- Born: Lidiia Mikhailovna Hryhorchuk 24 November 1926 Lviv, Ukraine
- Died: 14 January 2018 (aged 91) Lviv, Ukraine
- Education: University of Lviv
- Occupations: Linguist; Linguogeographer; Dialectologist; Paleographer; Art critic; Professor; Doctor of philology;
- Years active: 1956–2018
- Employer: University of Lviv
- Awards: State Prize of Ukraine in Science and Technology

= Lidiia Hryhorchuk =

Ukrainian linguist

Lidiia Mikhailovna Hryhorchuk (Григорчук Лідія Михайлівна; 24 November 1926 – 14 January 2018) was a Ukrainian linguist, linguogeographer, dialectologist, paleographer, art critic, professor and a doctor of philology. She was a junior researcher at the Institute of Ukrainian Studies of the National Academy of Sciences of Ukraine from 1956 to 1972 before becoming a senior researcher between 1999 and 2002. Hryhorchuk was a professor of philology at the University of Lviv, her alma mater, and at the Lviv National Academy of Arts. She was elected to the Shevchenko Scientific Society in 1992 and was appointed a Laureate of the State Prize of Ukraine in Science and Technology in 2006.

==Biography==
On 24 November 1926, Hryhorchuk was born in Lviv.
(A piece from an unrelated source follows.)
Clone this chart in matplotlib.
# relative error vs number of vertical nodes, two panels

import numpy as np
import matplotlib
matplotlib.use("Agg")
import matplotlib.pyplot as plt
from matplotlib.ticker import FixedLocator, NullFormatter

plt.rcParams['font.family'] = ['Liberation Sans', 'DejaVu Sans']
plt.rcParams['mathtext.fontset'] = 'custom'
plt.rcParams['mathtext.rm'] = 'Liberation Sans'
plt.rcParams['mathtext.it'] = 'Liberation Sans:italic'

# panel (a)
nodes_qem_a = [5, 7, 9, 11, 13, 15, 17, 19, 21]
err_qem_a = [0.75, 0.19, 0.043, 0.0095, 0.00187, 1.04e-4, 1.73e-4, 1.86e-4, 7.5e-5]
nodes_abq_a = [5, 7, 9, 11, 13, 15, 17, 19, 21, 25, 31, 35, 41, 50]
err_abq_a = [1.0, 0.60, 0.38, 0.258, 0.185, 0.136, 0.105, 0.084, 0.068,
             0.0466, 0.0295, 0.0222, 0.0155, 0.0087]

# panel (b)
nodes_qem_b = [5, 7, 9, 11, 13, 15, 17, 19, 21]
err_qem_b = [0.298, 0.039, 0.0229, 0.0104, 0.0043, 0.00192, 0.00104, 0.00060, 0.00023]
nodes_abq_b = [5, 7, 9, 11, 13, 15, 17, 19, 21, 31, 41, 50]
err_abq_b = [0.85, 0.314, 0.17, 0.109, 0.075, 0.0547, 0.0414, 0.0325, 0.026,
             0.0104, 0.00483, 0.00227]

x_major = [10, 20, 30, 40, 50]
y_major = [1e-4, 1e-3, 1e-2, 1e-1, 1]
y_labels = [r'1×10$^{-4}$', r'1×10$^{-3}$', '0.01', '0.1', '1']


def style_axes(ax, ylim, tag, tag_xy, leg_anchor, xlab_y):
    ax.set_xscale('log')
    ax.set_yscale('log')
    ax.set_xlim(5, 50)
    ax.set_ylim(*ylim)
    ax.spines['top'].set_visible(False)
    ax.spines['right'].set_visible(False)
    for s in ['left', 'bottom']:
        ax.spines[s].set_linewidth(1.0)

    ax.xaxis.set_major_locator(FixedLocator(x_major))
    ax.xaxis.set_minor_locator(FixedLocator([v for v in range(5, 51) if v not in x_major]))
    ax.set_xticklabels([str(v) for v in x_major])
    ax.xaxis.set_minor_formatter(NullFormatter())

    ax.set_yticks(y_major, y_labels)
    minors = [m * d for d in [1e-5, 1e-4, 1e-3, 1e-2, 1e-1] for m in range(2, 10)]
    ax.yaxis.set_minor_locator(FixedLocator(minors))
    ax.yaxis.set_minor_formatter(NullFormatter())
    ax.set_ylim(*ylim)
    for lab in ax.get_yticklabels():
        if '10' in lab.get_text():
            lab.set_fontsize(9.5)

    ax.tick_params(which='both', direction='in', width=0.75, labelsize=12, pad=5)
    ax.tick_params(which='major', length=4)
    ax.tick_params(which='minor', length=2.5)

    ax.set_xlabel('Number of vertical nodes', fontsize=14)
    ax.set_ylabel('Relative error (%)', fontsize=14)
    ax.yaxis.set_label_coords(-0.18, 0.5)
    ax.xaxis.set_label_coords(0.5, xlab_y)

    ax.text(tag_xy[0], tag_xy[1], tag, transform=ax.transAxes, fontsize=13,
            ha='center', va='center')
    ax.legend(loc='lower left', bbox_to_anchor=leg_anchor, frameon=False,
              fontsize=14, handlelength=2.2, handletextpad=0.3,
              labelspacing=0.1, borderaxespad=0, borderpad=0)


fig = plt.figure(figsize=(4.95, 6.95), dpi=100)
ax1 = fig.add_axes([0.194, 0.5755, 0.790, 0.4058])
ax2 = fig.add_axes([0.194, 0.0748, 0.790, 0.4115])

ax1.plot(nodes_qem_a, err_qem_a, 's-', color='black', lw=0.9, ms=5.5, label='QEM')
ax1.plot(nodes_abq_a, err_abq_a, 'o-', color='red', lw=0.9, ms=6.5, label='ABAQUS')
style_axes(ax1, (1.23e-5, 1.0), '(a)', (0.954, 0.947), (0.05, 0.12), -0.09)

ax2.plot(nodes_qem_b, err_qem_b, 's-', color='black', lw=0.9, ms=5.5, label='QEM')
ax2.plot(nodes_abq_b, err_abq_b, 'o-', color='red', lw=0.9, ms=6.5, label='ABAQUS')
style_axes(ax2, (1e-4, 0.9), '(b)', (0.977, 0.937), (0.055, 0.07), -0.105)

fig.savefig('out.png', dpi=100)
She was a 1949 law graduate of the University of Lviv. In 1950, Hryhorchuk was illegally imprisoned in the camps of Tayshet in the Irkutsk Oblast and later in Mordovia. She was successfully rehabilitated in 1956.

From 1956 to 1972, Hryhorchuk worked as a junior researcher at the Institute of Ukrainian Studies of the National Academy of Sciences of Ukraine. She went on to work as a researcher at the Central State Historical Archive of Ukraine between 1973 and 1982. Hryhorchuk worked at the Andrey Sheptytsky National Museum of Lviv from 1988 to 1988. She also worked as a professor of philology at the University of Lviv from 1997 onwards and at the Lviv National Academy of Arts between 1999 and 2000. From 2000 to 2002, she returned to the Institute of Ukrainian Studies of the National Academy of Sciences of Ukraine working as a senior researcher. As a professor, she educated masters and students through special courses in Ukrainian linguistic geography, paleography and epigraphy. Hryhorchuk was elected to the Shevchenko Scientific Society on 28 March 1992. She received the honorary award For achievements in the development of culture and art in 2005 and she was appointed a Laureate of the State Prize of Ukraine in Science and Technology in 2006.
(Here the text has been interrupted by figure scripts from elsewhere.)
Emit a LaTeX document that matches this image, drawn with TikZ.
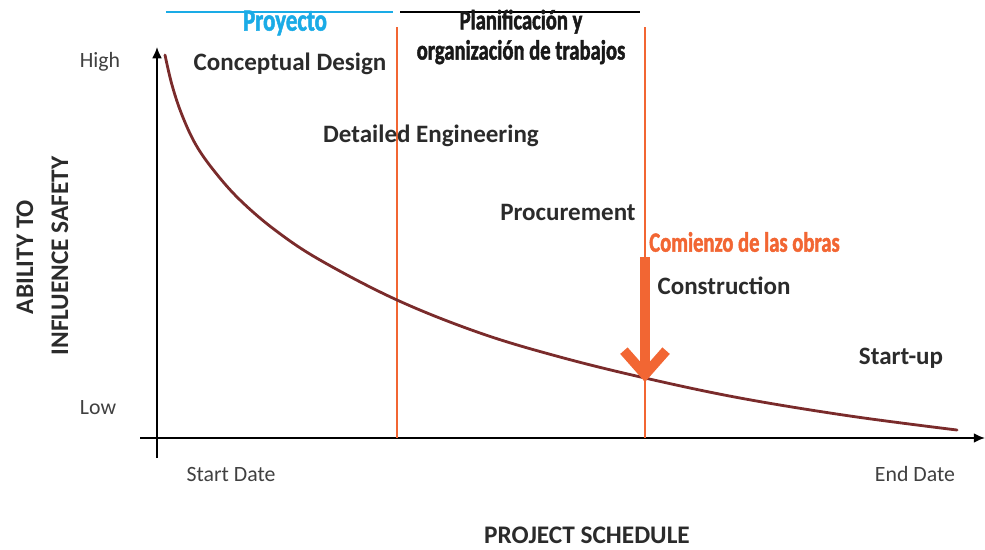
\documentclass[tikz,border=0pt]{standalone}
\usepackage{fontspec}
\setmainfont{Carlito}
\newfontfamily\condfont[FakeStretch=0.74,FakeBold=1.6]{Carlito}
\usetikzlibrary{arrows.meta,positioning}

\definecolor{ink}{HTML}{2B2B2B}
\definecolor{obra}{HTML}{F26633}
\definecolor{cielo}{HTML}{1AABE6}
\definecolor{curva}{HTML}{7A2B2B}

\begin{document}
\begin{tikzpicture}[x=0.025cm,y=-0.025cm,>=Latex,
  phase/.style={bold label,font=\fontsize{17.8}{20}\selectfont\bfseries},
  bold label/.style={text=ink,inner sep=1pt},
  tick/.style={text=ink!90,inner sep=1pt,font=\fontsize{15.5}{18}\selectfont},
  axis title/.style={text=ink,inner sep=1pt,font=\fontsize{18}{20}\selectfont\bfseries},
  head/.style={inner sep=0pt,align=center,font=\condfont\fontsize{19.8}{21.5}\selectfont\bfseries},
  axis/.style={line width=1.3pt,-{Latex[length=8pt,width=7pt]}},
  divider/.style={draw=obra,line width=0.8pt},
  obra arrow/.style={draw=obra,line width=7pt,-{Straight Barb[length=17pt,width=30pt]}}]
  \useasboundingbox (0,0) rectangle (985,549);

  % axes
  \coordinate (ybot) at (157,458);
  \coordinate (ytop) at (157,47);
  \coordinate (xleft) at (140,438);
  \coordinate (xright) at (985,438);
  \draw[axis] (ybot) -- (ytop);
  \draw[axis] (xleft) -- (xright);

  % phase dividers
  \coordinate (d1top) at (397,27);
  \coordinate (d1bot) at (397,438);
  \coordinate (d2top) at (645,27);
  \coordinate (d2bot) at (645,438);
  \draw[divider] (d1top) -- (d1bot);
  \draw[divider] (d2top) -- (d2bot);

  % curve
  \draw[curva,line width=2pt,line cap=round] plot[smooth,tension=0.6] coordinates {
    (165,55) (172,85) (182,115) (196,145) (215,172) (240,200) (275,230)
    (320,260) (397,300) (480,333) (560,357) (645,378) (740,398)
    (850,416) (957,430)};

  % header bars
  \coordinate (b1l) at (166,12);
  \coordinate (b1r) at (393,12);
  \coordinate (b2l) at (400,12);
  \coordinate (b2r) at (640,12);
  \draw[cielo,line width=1.4pt] (b1l) -- (b1r);
  \draw[black,line width=1pt] (b2l) -- (b2r);
  \node[head,text=cielo,font=\condfont\fontsize{22}{24}\selectfont\bfseries] (proyecto) at (285,23) {Proyecto};
  \node[head,text=black!90] (planif) at (521,37) {Planificación y\\organización de trabajos};

  % phases
  \node[phase] (concept) at (290,64) {Conceptual Design};
  \node[phase] (detail)  at (431,136) {Detailed Engineering};
  \node[phase] (procure) at (568,212) {Procurement};
  \node[phase] (constr)  at (724,286) {Construction};
  \node[phase] (startup) at (901,358) {Start-up};

  % start of works
  \node[head,text=obra,anchor=west] (comienzo) at (649,242) {Comienzo de las obras};
  \coordinate (otop) at (645,257);
  \coordinate (otip) at (645,382);
  \draw[obra arrow] (otop) -- (otip);

  % axis labels
  \node[tick] (high) at (100,62) {High};
  \node[tick] (low) at (98,408) {Low};
  \node[tick] (sdate) at (231,474) {Start Date};
  \node[tick] (edate) at (915,474) {End Date};
  \node[axis title] (xtitle) at (587,535) {PROJECT SCHEDULE};
  \node[axis title,rotate=90] (ytitle1) at (25,257) {ABILITY TO};
  \node[axis title,rotate=90] (ytitle2) at (60,256) {INFLUENCE SAFETY};
\end{tikzpicture}
\end{document}
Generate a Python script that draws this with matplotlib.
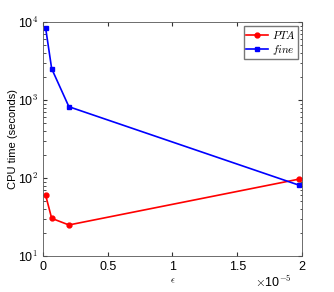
import numpy as np
import matplotlib
matplotlib.use("Agg")
import matplotlib.pyplot as plt

eps = [0.02e-5, 0.067e-5, 0.2e-5, 1.98e-5]
pta_time = [60.5, 30.4, 25.0, 97.0]
fine_time = [8450, 2520, 820, 80.6]

plt.rcParams["font.family"] = ["Liberation Sans", "DejaVu Sans"]
plt.rcParams["mathtext.fontset"] = "cm"

fig = plt.figure(figsize=(3.34, 2.92), dpi=100)
ax = fig.add_axes([43 / 334, 1 - 256 / 292, 259 / 334, 234 / 292])

ax.plot(eps, pta_time, "-o", color="red", lw=1.2, ms=3.5, label=r"$PTA$")
ax.plot(eps, fine_time, "-s", color="blue", lw=1.2, ms=3.5, label=r"$fine$")

ax.set_yscale("log")
ax.set_xlim(0, 2e-5)
ax.set_ylim(10, 1e4)
ax.set_xticks([0, 0.5e-5, 1e-5, 1.5e-5, 2e-5])
ax.set_xticklabels(["0", "0.5", "1", "1.5", "2"])
ax.set_yticks([10, 100, 1000, 10000])
ax.set_yticklabels([r"10$^{1}$", r"10$^{2}$", r"10$^{3}$", r"10$^{4}$"])
ax.tick_params(which="both", direction="in", top=True, right=True,
               labelsize=9, colors="#333333", labelcolor="black")
ax.tick_params(which="major", length=3)
ax.tick_params(which="minor", length=1.8)
for s in ax.spines.values():
    s.set_color("#555555")
    s.set_linewidth(0.6)

ax.set_xlabel(r"$\epsilon$", fontsize=7, labelpad=2)
ax.set_ylabel("CPU time (seconds)", fontsize=8, labelpad=0)
ax.text(0.961, -0.111, r"$\times$10$^{-5}$", transform=ax.transAxes,
        ha="right", va="center", fontsize=9)

ax.legend(loc="upper right", fontsize=8, frameon=True, fancybox=False,
          edgecolor="#555555", borderpad=0.2, handlelength=2.0,
          handletextpad=0.3, labelspacing=0.2, borderaxespad=0.4)

fig.savefig("out.png", dpi=100)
She was the writer of the book Adverb in modern Ukrainian literary language: Specifics of connections and meanings that was published in 1964. Hryhorchuk went on to work on Images of dialectal phenomena and tendencies in the second volume of the Atlas of the Ukrainian language that was published in 1970. In 1978, she authored the book Book fonts and dipints of works of Ukrainian art of 14 – 15 centuries, published Inscriptions on works of Ukrainian painting and the font of Francisk Skorina's publications in 1980, Book fonts and dipints of works of Ukrainian art of the XIV-XV centuries in 1981, and Inscriptions on works of Ukrainian painting and the font of Francisk Skorina's publications in 1983. She was the editor and co-author of the second edition of the Atlas of the Ukrainian Language in 1988. In 1990, Hryhorchuk published the third edition of Thoughts on the emergence of "Ukrainian spelling". She also published New on the oldest examples of Ukrainian painting in 1991, Ukrainian dialect paroxytonic accent in 1993, Special Ukrainian dialect formation in 1995, Ukrainian dialect space in the assessment of linguistic geography in 2001, the monograph Linguistic and geographical study of the Ukrainian dialect space. in 2002, Uns erased Traces in 2008, and the monograph Relief of the Ukrainian language space (continuous studies) in 2013.

She died on 14 January 2018 in Lviv.